Nine days before the start of the 2021 PGA Championship, after struggling with his mind and game the past year, Phil Mickelson posted the following Tweet:
Statements like this, from one of the best players in the history of a sport, are not surprising. Expert performance requires this mindset. In order to develop to elite levels, your relationship to failure has to be one of inspiration. In fact, how a person deals with failure is one of the most critical determinants of their potential. Those who see failure like Mickelson, as an opportunity to learn, will thrive while those who see failure as a time to languish, will decay or stagnate. American psychologist and Stanford University professor, Carol Dweck, wrote about the importance of learning from our failures in her best-selling book, Mindset: The New Psychology of Success. In her book, Dweck makes the distinction between a fixed mindset and a growth mindset: “In the fixed mindset, everything is about the outcome. If you fail—or if you’re not the best—it’s all been wasted. The growth mindset allows people to value what they’re doing regardless of the outcome.”

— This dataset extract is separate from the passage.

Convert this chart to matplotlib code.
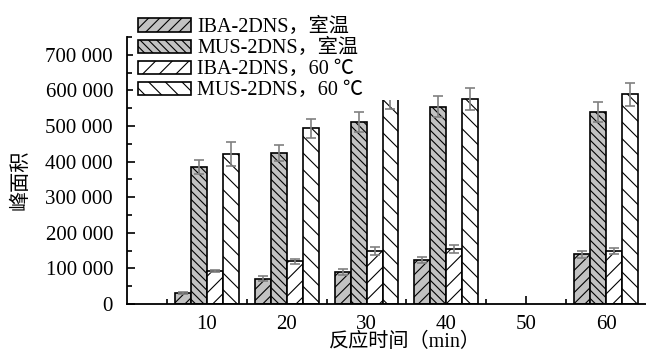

Mickelson most definitely has a growth mindset and has not decayed or stagnated. At 50 years, 11 months, and 340 days, Mickelson is working harder than ever and became the oldest man to win a Major this past weekend at the PGA Championship. His commitment to his physical health has been well documented of late, losing nearly 30 pounds, getting stronger in the gym, and clearly working hard on his mental game. Mickelson’s hard work and effort in the face of failure are clearly paying off.
The next time you face failure, I encourage you to see it as a gift; an opportunity to challenge yourself to do difficult things. Importantly, Dweck writes, “no matter what your ability is, effort is what ignites that ability and turns it into accomplishment.”